>> Start Given data

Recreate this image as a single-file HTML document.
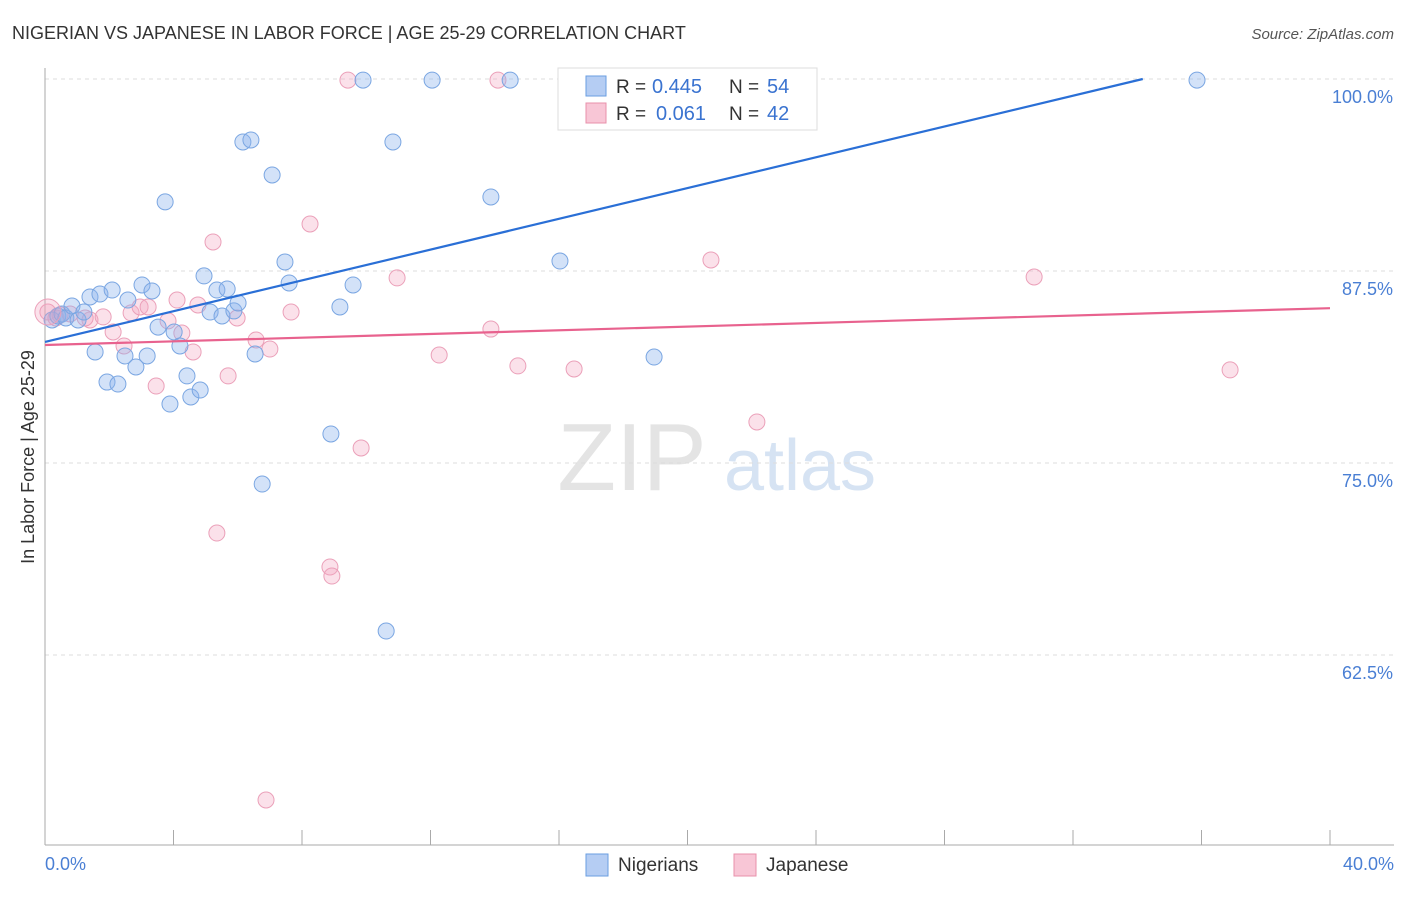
<!DOCTYPE html>
<html><head><meta charset="utf-8"><style>
body{margin:0;background:#fff;font-family:"Liberation Sans",sans-serif;}
svg text{font-family:"Liberation Sans",sans-serif;}
</style></head><body>
<svg id="chart" width="1406" height="892">
<text x="12" y="39" font-size="18" fill="#333">NIGERIAN VS JAPANESE IN LABOR FORCE | AGE 25-29 CORRELATION CHART</text>
<text x="1394" y="39" font-size="15" fill="#555" text-anchor="end" font-style="italic">Source: ZipAtlas.com</text>
<g><text x="632" y="490" font-size="96" fill="#e4e4e4" font-family="Liberation Serif" text-anchor="middle">ZIP</text><text x="800" y="490" font-size="72" fill="#d6e3f3" text-anchor="middle">atlas</text></g>
<g id="grid"></g>
<g id="axes"></g>
<g id="marks"></g>
<text transform="translate(34,457) rotate(-90)" font-size="18" fill="#333" text-anchor="middle">In Labor Force | Age 25-29</text>
<text x="45" y="870" font-size="18" fill="#4a7fd4">0.0%</text>
<text x="1394" y="870" font-size="18" fill="#4a7fd4" text-anchor="end">40.0%</text>
<g>
<rect x="558" y="68" width="259" height="62" fill="#fff" stroke="#ddd"/>
<rect x="586" y="76" width="20" height="20" fill="#b5cdf3" stroke="#6a9ee0"/>
<text x="616" y="93" font-size="19" fill="#333">R =</text><text x="652" y="93" font-size="20" fill="#3a73d0">0.445</text>
<text x="729" y="93" font-size="19" fill="#333">N =</text><text x="767" y="93" font-size="20" fill="#3a73d0">54</text>
<rect x="586" y="103" width="20" height="20" fill="#f8c6d6" stroke="#e890ab"/>
<text x="616" y="120" font-size="19" fill="#333">R =</text><text x="656" y="120" font-size="20" fill="#3a73d0">0.061</text>
<text x="729" y="120" font-size="19" fill="#333">N =</text><text x="767" y="120" font-size="20" fill="#3a73d0">42</text>
</g>
<g>
<rect x="586" y="854" width="22" height="22" fill="#b5cdf3" stroke="#6a9ee0"/>
<text x="618" y="871" font-size="19" fill="#333">Nigerians</text>
<rect x="734" y="854" width="22" height="22" fill="#f8c6d6" stroke="#e890ab"/>
<text x="766" y="871" font-size="19" fill="#333">Japanese</text>
</g>
</svg>
<script>
const yTicks=[100,87.5,75,62.5];
const yTickLabels=["100.0%","87.5%","75.0%","62.5%"];
const xTicks=[0,4,8,12,16,20,24,28,32,36,40];
const nigX=[0.22,0.40,0.53,0.65,0.84,1.03,1.21,1.40,1.71,2.09,1.56,1.93,2.27,2.49,2.58,2.83,3.02,3.18,3.33,3.52,3.74,3.89,4.02,4.20,4.42,4.54,4.83,4.95,5.14,5.35,5.51,5.67,5.88,6.01,6.16,6.41,6.54,6.76,7.07,7.47,7.60,8.90,9.18,9.59,9.90,10.62,10.83,12.05,13.88,14.48,16.03,18.46,18.96,35.86];
const nigY=[84.31,84.57,84.70,84.44,85.22,84.31,84.83,85.81,86.00,86.26,82.23,80.27,80.14,81.97,85.61,81.25,86.59,81.97,86.20,83.85,92.00,78.84,83.53,82.62,80.67,79.30,79.75,87.18,84.83,86.26,84.57,86.33,84.90,85.42,95.90,96.03,82.10,73.63,93.75,88.09,86.72,76.89,85.16,86.59,99.93,64.06,95.90,99.93,92.32,99.93,88.15,99.93,81.90,99.93];
const japX=[0.09,0.34,0.78,1.40,1.81,2.12,2.46,2.68,2.96,3.21,3.46,3.83,4.11,4.26,4.61,4.76,5.23,5.70,5.98,6.57,6.88,7.00,7.66,8.25,8.87,8.93,9.43,9.84,10.96,12.27,13.88,14.10,14.72,16.34,16.47,20.73,22.16,30.79,36.89,5.35,0.47,1.25];
const japY=[84.83,84.44,84.70,84.31,84.51,83.53,82.62,84.77,85.16,85.16,80.01,84.25,85.61,83.46,82.23,85.29,89.39,80.67,84.44,83.01,53.06,82.42,84.83,90.56,68.23,67.64,99.93,75.98,87.05,82.03,83.72,99.93,81.32,97.79,81.12,88.22,77.67,87.11,81.06,70.44,84.64,84.44];
const nigTrend=[82.88,0.501];
const japTrend=[82.68,0.060];
const NS="http://www.w3.org/2000/svg";
const xs=v=>45+v/40*1285;
const ys=v=>79+(100-v)/12.5*192;
function mk(t,a,p){const e=document.createElementNS(NS,t);for(const k in a)e.setAttribute(k,a[k]);p.appendChild(e);return e;}
const grid=document.getElementById('grid'),axes=document.getElementById('axes'),marks=document.getElementById('marks');
yTicks.forEach((t,i)=>{
 const l=mk('line',{x1:45,x2:1394,y1:ys(t),y2:ys(t),stroke:'#ddd','stroke-dasharray':'4,4'},grid);
 
 
 const tx=mk('text',{x:1393,y:ys(t)+24,'font-size':18,fill:'#4a7fd4','text-anchor':'end'},grid);
 tx.textContent=yTickLabels[i];
 
 
});
const ya=mk('line',{x1:45,x2:45,y1:68,y2:845,stroke:'#aaa'},axes);


const xa=mk('line',{x1:45,x2:1394,y1:845,y2:845,stroke:'#aaa'},axes);


xTicks.forEach(t=>{
 const l=mk('line',{x1:xs(t),x2:xs(t),y1:830,y2:845,stroke:'#aaa'},axes);
 
 
});
function pts(X,Y,fill,stroke,name){
 X.forEach((x,i)=>{
  const c=mk('circle',{cx:xs(x),cy:ys(Y[i]),r:8,fill:fill,stroke:stroke,'stroke-width':1},marks);
  
  
 });
}
pts(japX,japY,'rgba(244,170,196,0.35)','#eba0b9','japanese-point');
pts(nigX,nigY,'rgba(140,180,236,0.38)','#7aa6e2','nigerian-point');
const big=mk('circle',{cx:xs(0.09),cy:ys(84.83),r:13,fill:'rgba(242,160,188,0.3)',stroke:'#eba0b9'},marks);


function trend(tr,x1,color,name){
 const l=mk('line',{x1:xs(0),y1:ys(tr[0]),x2:xs(x1),y2:ys(tr[0]+tr[1]*x1),stroke:color,'stroke-width':2.2},marks);
 
 
}
trend(nigTrend,(100-nigTrend[0])/nigTrend[1],'#2a6fd6','nigerian-trendline');
trend(japTrend,40,'#e8628e','japanese-trendline');
</script>
</body></html>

>> End Given data

Each line that holds the word "document" is to be copied.

Recreate this image as a single-file HTML document.
function mk(t,a,p){const e=document.createElementNS(NS,t);for(const k in a)e.setAttribute(k,a[k]);p.appendChild(e);return e;}
const grid=document.getElementById('grid'),axes=document.getElementById('axes'),marks=document.getElementById('marks');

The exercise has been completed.